Case Study 5: Capacity Plan That Ignores Saturation
Scenario: A service handles 1,000 req/s on one instance. The team assumes ten instances handle 10,000 req/s. At 6,000 req/s, database connections and queueing dominate.
Source anchor: Neil Gunther's Universal Scalability Law is a standard model for scalability limits from contention and coherency. See Universal Scalability Law resources.

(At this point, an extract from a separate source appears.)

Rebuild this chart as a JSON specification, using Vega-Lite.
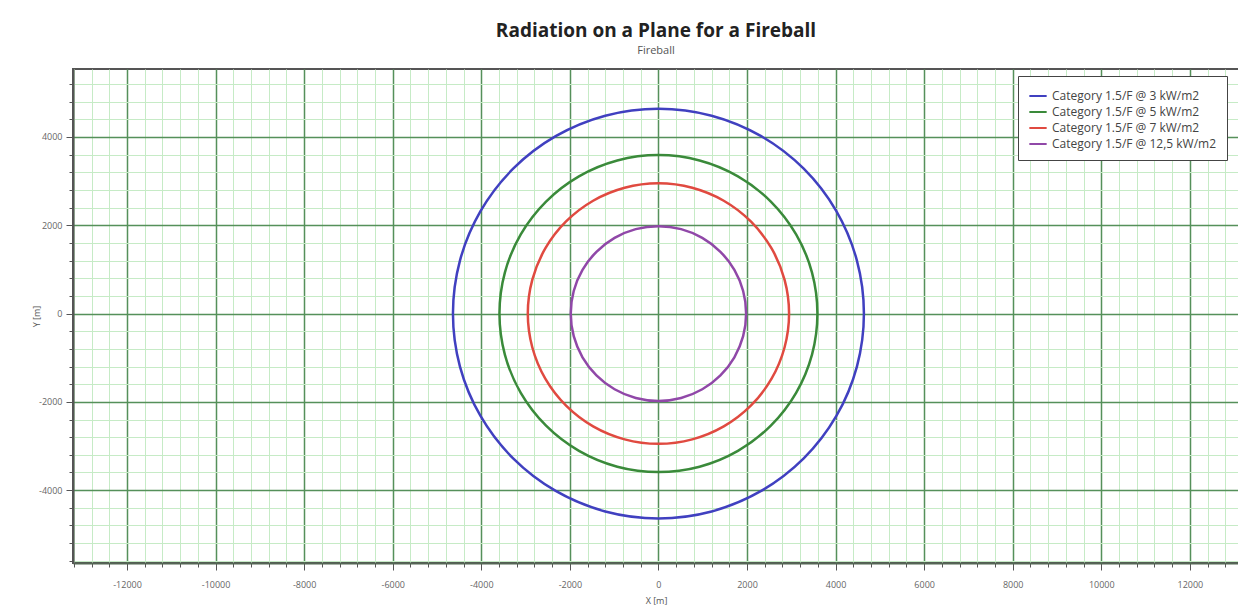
{
  "$schema": "https://vega.github.io/schema/vega-lite/v6.json",
  "width": 1166,
  "height": 494,
  "autosize": {"type": "none"},
  "padding": {"left": 73, "top": 69, "right": 0, "bottom": 45},
  "background": "white",
  "config": {
    "font": "Open Sans",
    "view": {"stroke": "#555555", "strokeWidth": 2},
    "axis": {"labelFont": "Open Sans", "titleFont": "Open Sans"}
  },
  "title": {
    "text": "Radiation on a Plane for a Fireball",
    "subtitle": "Fireball",
    "anchor": "middle",
    "fontSize": 19,
    "fontWeight": "bold",
    "color": "#222222",
    "subtitleFontSize": 11,
    "subtitleColor": "#555555",
    "subtitlePadding": 4,
    "offset": 13
  },
  "data": {
    "values": [
      {"c": "Category 1.5/F @ 3 kW/m2", "i": 0, "x": 4640, "y": 0},
      {"c": "Category 1.5/F @ 3 kW/m2", "i": 1, "x": 4482, "y": 1201},
      {"c": "Category 1.5/F @ 3 kW/m2", "i": 2, "x": 4018, "y": 2320},
      {"c": "Category 1.5/F @ 3 kW/m2", "i": 3, "x": 3281, "y": 3281},
      {"c": "Category 1.5/F @ 3 kW/m2", "i": 4, "x": 2320, "y": 4018},
      {"c": "Category 1.5/F @ 3 kW/m2", "i": 5, "x": 1201, "y": 4482},
      {"c": "Category 1.5/F @ 3 kW/m2", "i": 6, "x": 0, "y": 4640},
      {"c": "Category 1.5/F @ 3 kW/m2", "i": 7, "x": -1201, "y": 4482},
      {"c": "Category 1.5/F @ 3 kW/m2", "i": 8, "x": -2320, "y": 4018},
      {"c": "Category 1.5/F @ 3 kW/m2", "i": 9, "x": -3281, "y": 3281},
      {"c": "Category 1.5/F @ 3 kW/m2", "i": 10, "x": -4018, "y": 2320},
      {"c": "Category 1.5/F @ 3 kW/m2", "i": 11, "x": -4482, "y": 1201},
      {"c": "Category 1.5/F @ 3 kW/m2", "i": 12, "x": -4640, "y": 0},
      {"c": "Category 1.5/F @ 3 kW/m2", "i": 13, "x": -4482, "y": -1201},
      {"c": "Category 1.5/F @ 3 kW/m2", "i": 14, "x": -4018, "y": -2320},
      {"c": "Category 1.5/F @ 3 kW/m2", "i": 15, "x": -3281, "y": -3281},
      {"c": "Category 1.5/F @ 3 kW/m2", "i": 16, "x": -2320, "y": -4018},
      {"c": "Category 1.5/F @ 3 kW/m2", "i": 17, "x": -1201, "y": -4482},
      {"c": "Category 1.5/F @ 3 kW/m2", "i": 18, "x": 0, "y": -4640},
      {"c": "Category 1.5/F @ 3 kW/m2", "i": 19, "x": 1201, "y": -4482},
      {"c": "Category 1.5/F @ 3 kW/m2", "i": 20, "x": 2320, "y": -4018},
      {"c": "Category 1.5/F @ 3 kW/m2", "i": 21, "x": 3281, "y": -3281},
      {"c": "Category 1.5/F @ 3 kW/m2", "i": 22, "x": 4018, "y": -2320},
      {"c": "Category 1.5/F @ 3 kW/m2", "i": 23, "x": 4482, "y": -1201},

      {"c": "Category 1.5/F @ 5 kW/m2", "i": 0, "x": 3590, "y": 0},
      {"c": "Category 1.5/F @ 5 kW/m2", "i": 1, "x": 3468, "y": 929},
      {"c": "Category 1.5/F @ 5 kW/m2", "i": 2, "x": 3109, "y": 1795},
      {"c": "Category 1.5/F @ 5 kW/m2", "i": 3, "x": 2538, "y": 2538},
      {"c": "Category 1.5/F @ 5 kW/m2", "i": 4, "x": 1795, "y": 3109},
      {"c": "Category 1.5/F @ 5 kW/m2", "i": 5, "x": 929, "y": 3468},
      {"c": "Category 1.5/F @ 5 kW/m2", "i": 6, "x": 0, "y": 3590},
      {"c": "Category 1.5/F @ 5 kW/m2", "i": 7, "x": -929, "y": 3468},
      {"c": "Category 1.5/F @ 5 kW/m2", "i": 8, "x": -1795, "y": 3109},
      {"c": "Category 1.5/F @ 5 kW/m2", "i": 9, "x": -2538, "y": 2538},
      {"c": "Category 1.5/F @ 5 kW/m2", "i": 10, "x": -3109, "y": 1795},
      {"c": "Category 1.5/F @ 5 kW/m2", "i": 11, "x": -3468, "y": 929},
      {"c": "Category 1.5/F @ 5 kW/m2", "i": 12, "x": -3590, "y": 0},
      {"c": "Category 1.5/F @ 5 kW/m2", "i": 13, "x": -3468, "y": -929},
      {"c": "Category 1.5/F @ 5 kW/m2", "i": 14, "x": -3109, "y": -1795},
      {"c": "Category 1.5/F @ 5 kW/m2", "i": 15, "x": -2538, "y": -2538},
      {"c": "Category 1.5/F @ 5 kW/m2", "i": 16, "x": -1795, "y": -3109},
      {"c": "Category 1.5/F @ 5 kW/m2", "i": 17, "x": -929, "y": -3468},
      {"c": "Category 1.5/F @ 5 kW/m2", "i": 18, "x": 0, "y": -3590},
      {"c": "Category 1.5/F @ 5 kW/m2", "i": 19, "x": 929, "y": -3468},
      {"c": "Category 1.5/F @ 5 kW/m2", "i": 20, "x": 1795, "y": -3109},
      {"c": "Category 1.5/F @ 5 kW/m2", "i": 21, "x": 2538, "y": -2538},
      {"c": "Category 1.5/F @ 5 kW/m2", "i": 22, "x": 3109, "y": -1795},
      {"c": "Category 1.5/F @ 5 kW/m2", "i": 23, "x": 3468, "y": -929},

      {"c": "Category 1.5/F @ 7 kW/m2", "i": 0, "x": 2950, "y": 0},
      {"c": "Category 1.5/F @ 7 kW/m2", "i": 1, "x": 2849, "y": 763},
      {"c": "Category 1.5/F @ 7 kW/m2", "i": 2, "x": 2555, "y": 1475},
      {"c": "Category 1.5/F @ 7 kW/m2", "i": 3, "x": 2086, "y": 2086},
      {"c": "Category 1.5/F @ 7 kW/m2", "i": 4, "x": 1475, "y": 2555},
      {"c": "Category 1.5/F @ 7 kW/m2", "i": 5, "x": 763, "y": 2849},
      {"c": "Category 1.5/F @ 7 kW/m2", "i": 6, "x": 0, "y": 2950},
      {"c": "Category 1.5/F @ 7 kW/m2", "i": 7, "x": -763, "y": 2849},
      {"c": "Category 1.5/F @ 7 kW/m2", "i": 8, "x": -1475, "y": 2555},
      {"c": "Category 1.5/F @ 7 kW/m2", "i": 9, "x": -2086, "y": 2086},
      {"c": "Category 1.5/F @ 7 kW/m2", "i": 10, "x": -2555, "y": 1475},
      {"c": "Category 1.5/F @ 7 kW/m2", "i": 11, "x": -2849, "y": 763},
      {"c": "Category 1.5/F @ 7 kW/m2", "i": 12, "x": -2950, "y": 0},
      {"c": "Category 1.5/F @ 7 kW/m2", "i": 13, "x": -2849, "y": -763},
      {"c": "Category 1.5/F @ 7 kW/m2", "i": 14, "x": -2555, "y": -1475},
      {"c": "Category 1.5/F @ 7 kW/m2", "i": 15, "x": -2086, "y": -2086},
      {"c": "Category 1.5/F @ 7 kW/m2", "i": 16, "x": -1475, "y": -2555},
      {"c": "Category 1.5/F @ 7 kW/m2", "i": 17, "x": -763, "y": -2849},
      {"c": "Category 1.5/F @ 7 kW/m2", "i": 18, "x": 0, "y": -2950},
      {"c": "Category 1.5/F @ 7 kW/m2", "i": 19, "x": 763, "y": -2849},
      {"c": "Category 1.5/F @ 7 kW/m2", "i": 20, "x": 1475, "y": -2555},
      {"c": "Category 1.5/F @ 7 kW/m2", "i": 21, "x": 2086, "y": -2086},
      {"c": "Category 1.5/F @ 7 kW/m2", "i": 22, "x": 2555, "y": -1475},
      {"c": "Category 1.5/F @ 7 kW/m2", "i": 23, "x": 2849, "y": -763},

      {"c": "Category 1.5/F @ 12,5 kW/m2", "i": 0, "x": 1980, "y": 0},
      {"c": "Category 1.5/F @ 12,5 kW/m2", "i": 1, "x": 1913, "y": 512},
      {"c": "Category 1.5/F @ 12,5 kW/m2", "i": 2, "x": 1715, "y": 990},
      {"c": "Category 1.5/F @ 12,5 kW/m2", "i": 3, "x": 1400, "y": 1400},
      {"c": "Category 1.5/F @ 12,5 kW/m2", "i": 4, "x": 990, "y": 1715},
      {"c": "Category 1.5/F @ 12,5 kW/m2", "i": 5, "x": 512, "y": 1913},
      {"c": "Category 1.5/F @ 12,5 kW/m2", "i": 6, "x": 0, "y": 1980},
      {"c": "Category 1.5/F @ 12,5 kW/m2", "i": 7, "x": -512, "y": 1913},
      {"c": "Category 1.5/F @ 12,5 kW/m2", "i": 8, "x": -990, "y": 1715},
      {"c": "Category 1.5/F @ 12,5 kW/m2", "i": 9, "x": -1400, "y": 1400},
      {"c": "Category 1.5/F @ 12,5 kW/m2", "i": 10, "x": -1715, "y": 990},
      {"c": "Category 1.5/F @ 12,5 kW/m2", "i": 11, "x": -1913, "y": 512},
      {"c": "Category 1.5/F @ 12,5 kW/m2", "i": 12, "x": -1980, "y": 0},
      {"c": "Category 1.5/F @ 12,5 kW/m2", "i": 13, "x": -1913, "y": -512},
      {"c": "Category 1.5/F @ 12,5 kW/m2", "i": 14, "x": -1715, "y": -990},
      {"c": "Category 1.5/F @ 12,5 kW/m2", "i": 15, "x": -1400, "y": -1400},
      {"c": "Category 1.5/F @ 12,5 kW/m2", "i": 16, "x": -990, "y": -1715},
      {"c": "Category 1.5/F @ 12,5 kW/m2", "i": 17, "x": -512, "y": -1913},
      {"c": "Category 1.5/F @ 12,5 kW/m2", "i": 18, "x": 0, "y": -1980},
      {"c": "Category 1.5/F @ 12,5 kW/m2", "i": 19, "x": 512, "y": -1913},
      {"c": "Category 1.5/F @ 12,5 kW/m2", "i": 20, "x": 990, "y": -1715},
      {"c": "Category 1.5/F @ 12,5 kW/m2", "i": 21, "x": 1400, "y": -1400},
      {"c": "Category 1.5/F @ 12,5 kW/m2", "i": 22, "x": 1715, "y": -990},
      {"c": "Category 1.5/F @ 12,5 kW/m2", "i": 23, "x": 1913, "y": -512}
    ]
  },
  "mark": {"type": "line", "interpolate": "cardinal-closed", "strokeWidth": 2.5, "clip": true},
  "encoding": {
    "x": {
      "field": "x",
      "type": "quantitative",
      "scale": {"domain": [-13220, 13110], "nice": false, "zero": false},
      "axis": {
        "title": "X [m]",
        "titleFontSize": 9,
        "titleFontWeight": "normal",
        "titleColor": "#555555",
        "titlePadding": 7,
        "values": [-13200,-12800,-12400,-12000,-11600,-11200,-10800,-10400,-10000,-9600,-9200,-8800,-8400,-8000,-7600,-7200,-6800,-6400,-6000,-5600,-5200,-4800,-4400,-4000,-3600,-3200,-2800,-2400,-2000,-1600,-1200,-800,-400,0,400,800,1200,1600,2000,2400,2800,3200,3600,4000,4400,4800,5200,5600,6000,6400,6800,7200,7600,8000,8400,8800,9200,9600,10000,10400,10800,11200,11600,12000,12400,12800],
        "labelExpr": "datum.value % 2000 === 0 ? '' + datum.value : ''",
        "labelOverlap": false,
        "labelFontSize": 9,
        "labelColor": "#666666",
        "labelPadding": 10,
        "grid": true,
        "gridColor": {"condition": {"test": "datum.value % 2000 === 0", "value": "#55905a"}, "value": "#c6ebc6"},
        "gridWidth": {"condition": {"test": "datum.value % 2000 === 0", "value": 1.5}, "value": 1},
        "tickColor": "#555555",
        "tickSize": {"condition": {"test": "datum.value % 2000 === 0", "value": 7}, "value": 4},
        "domainColor": "#556655",
        "domainWidth": 2
      }
    },
    "y": {
      "field": "y",
      "type": "quantitative",
      "scale": {"domain": [-5650, 5540], "nice": false, "zero": false},
      "axis": {
        "title": "Y [m]",
        "titleFontSize": 9,
        "titleFontWeight": "normal",
        "titleColor": "#555555",
        "titlePadding": -3,
        "values": [-5600,-5200,-4800,-4400,-4000,-3600,-3200,-2800,-2400,-2000,-1600,-1200,-800,-400,0,400,800,1200,1600,2000,2400,2800,3200,3600,4000,4400,4800,5200],
        "labelExpr": "datum.value % 2000 === 0 ? '' + datum.value : ''",
        "labelOverlap": false,
        "labelFontSize": 9,
        "labelColor": "#666666",
        "labelPadding": 4,
        "grid": true,
        "gridColor": {"condition": {"test": "datum.value % 2000 === 0", "value": "#55905a"}, "value": "#c6ebc6"},
        "gridWidth": {"condition": {"test": "datum.value % 2000 === 0", "value": 1.5}, "value": 1},
        "tickColor": "#555555",
        "tickSize": {"condition": {"test": "datum.value % 2000 === 0", "value": 7}, "value": 4},
        "domainColor": "#555555",
        "domainWidth": 2
      }
    },
    "color": {
      "field": "c",
      "type": "nominal",
      "scale": {
        "domain": ["Category 1.5/F @ 3 kW/m2", "Category 1.5/F @ 5 kW/m2", "Category 1.5/F @ 7 kW/m2", "Category 1.5/F @ 12,5 kW/m2"],
        "range": ["#4040c0", "#3a8a3a", "#e04a40", "#9048a8"]
      },
      "legend": {
        "title": null,
        "orient": "none",
        "legendX": 945,
        "legendY": 7,
        "padding": 10,
        "strokeColor": "#444444",
        "fillColor": "white",
        "symbolType": "stroke",
        "symbolStrokeWidth": 2,
        "symbolSize": 300,
        "labelFontSize": 12,
        "labelColor": "#444444",
        "labelLimit": 300,
        "rowPadding": 0,
        "labelOffset": 4
      }
    },
    "order": {"field": "i", "type": "quantitative"}
  }
}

Module concepts: capacity planning, saturation, contention, queueing, horizontal scaling limit.
Wrong Approach
Assume throughput scales linearly with instances.
Better Approach
Measure bottlenecks:
per instance capacity:
shared DB bottleneck:
connection pool:
queue depth:
cache hit ratio:
peak/headroom:
Tradeoff Table
| Choice | Gain | Cost |
|---|---|---|
| add instances | fast app scaling | shifts bottleneck |
| shard DB | more write capacity | operational complexity |
| cache | reduces backend load | invalidation/staleness |
| admission control | protects latency | rejects excess |
Required Artifact
Create a capacity worksheet with current load, peak multiplier, bottleneck, headroom, and scale trigger.
Source Map
| Source | Use it for |
|---|---|
| Google SRE: Error Budget Policy | connecting SLOs to release policy |
| Google SRE: Monitoring Distributed Systems | four golden signals and monitoring discipline |
| AWS Builders' Library: Timeouts and retries | backoff, jitter, overload prevention |
| Atlassian: Blameless postmortems | incident review practice |
| Universal Scalability Law | contention/coherency limits on scaling |
Completion Standard
- At least three artifacts are completed.
- At least one SLO policy includes budget consequences.
- At least one dashboard uses percentiles.
- At least one incident review has verified follow-ups.